The Equitable Life Assurance Society - Government Response After May 2010 General Election

Government Response After May 2010 General Election

In the Queen's Speech, following the formation of a Conservative-LibDem coalition government, the Equitable Life (Payments) Bill was announced. The bill will secure compensation for nearly a million policyholders (UK-wide) hit by the near collapse of the insurer Equitable Life. The Government also announced that the final report from Sir John Chadwick in relation to Equitable Life would be received by mid July. A statement on the HM Treasury website confirmed two elements of the design of the scheme: that there should be no means testing; and that the dependents of deceased policyholders should be included in the scheme.

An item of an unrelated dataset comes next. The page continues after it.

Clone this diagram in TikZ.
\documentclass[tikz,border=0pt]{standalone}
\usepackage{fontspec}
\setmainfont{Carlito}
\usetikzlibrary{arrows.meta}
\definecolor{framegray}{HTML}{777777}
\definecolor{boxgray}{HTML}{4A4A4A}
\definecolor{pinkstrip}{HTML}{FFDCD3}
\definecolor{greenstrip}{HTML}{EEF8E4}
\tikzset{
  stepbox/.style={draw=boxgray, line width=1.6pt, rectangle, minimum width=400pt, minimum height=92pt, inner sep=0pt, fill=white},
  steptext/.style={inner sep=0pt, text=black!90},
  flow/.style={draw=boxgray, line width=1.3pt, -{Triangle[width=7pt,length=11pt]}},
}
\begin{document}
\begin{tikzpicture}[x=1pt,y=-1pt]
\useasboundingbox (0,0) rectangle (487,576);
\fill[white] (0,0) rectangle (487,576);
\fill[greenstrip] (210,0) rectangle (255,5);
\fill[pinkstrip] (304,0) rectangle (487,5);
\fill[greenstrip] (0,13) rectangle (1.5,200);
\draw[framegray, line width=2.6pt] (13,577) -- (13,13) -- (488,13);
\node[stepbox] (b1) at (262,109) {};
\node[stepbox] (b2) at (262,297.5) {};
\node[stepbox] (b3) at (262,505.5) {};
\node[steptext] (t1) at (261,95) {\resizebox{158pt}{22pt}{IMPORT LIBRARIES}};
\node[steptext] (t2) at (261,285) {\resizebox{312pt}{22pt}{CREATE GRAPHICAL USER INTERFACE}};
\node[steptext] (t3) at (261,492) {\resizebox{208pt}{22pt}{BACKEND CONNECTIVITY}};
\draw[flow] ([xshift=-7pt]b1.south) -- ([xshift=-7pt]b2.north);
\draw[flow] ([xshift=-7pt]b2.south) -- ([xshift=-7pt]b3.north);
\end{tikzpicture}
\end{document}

The July 2010 announcement by Mark Hoban, the Financial Secretary to the Treasury offered compensation, starting by mid 2011 to 1.5m savers. However policyholder compensation would be limited to the "absolute loss they suffered" estimated by Sir John Chadwick at a total of £2.3-£3B, compared with the £4B-£4.8B returns that similar companies produced. Sir John, whose report was designed to compensate those who suffered "disproportionately" recommended a payment cap for each policyholder which would reduce total compensation to £400m - £500m. Hoban said compensation would follow recommendations of the Parliamentary Ombudsman report and would take Sir John's findings into account but might be affected by public spending cuts. Total compensation would be announced in the public spending review in October.
Equitable life pressure group EMAG were unhappy with the announcement but the Ombudsman said she would inform Parliament of her views once she had had time to consider the statement.

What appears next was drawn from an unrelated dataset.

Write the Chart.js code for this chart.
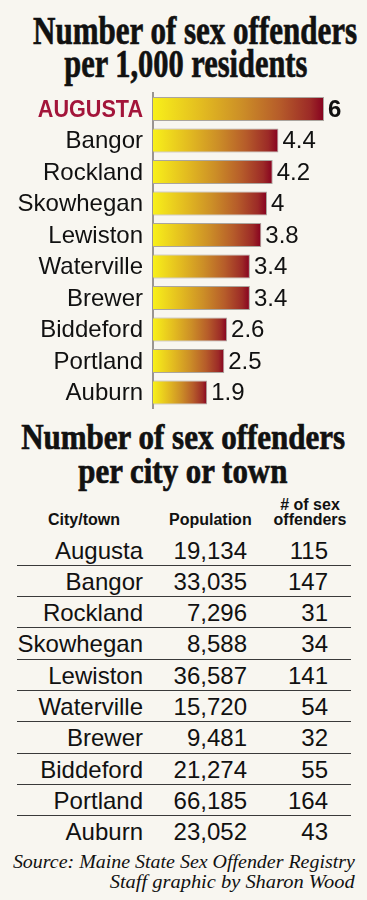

Although Equitable’s management initially welcomed the announcement, they were concerned that compensation would be based on Sir John’s report, written on the premise that only five of the Ombudsman’s findings of maladministration were valid. In opposition, Hoban had promised that all ten counts would be considered. Equitable's Chief executive, Chris Wiscarson wrote to Hoban saying that they could not support Chadwick’s recommendations which would only cover about 10% of losses. Compensation should be based on a total figure of £4.8B.

On 20 October 2010, the Chancellor of the Exchequer announced in his Spending Review Statement that the compensation package would be around £1.5billion.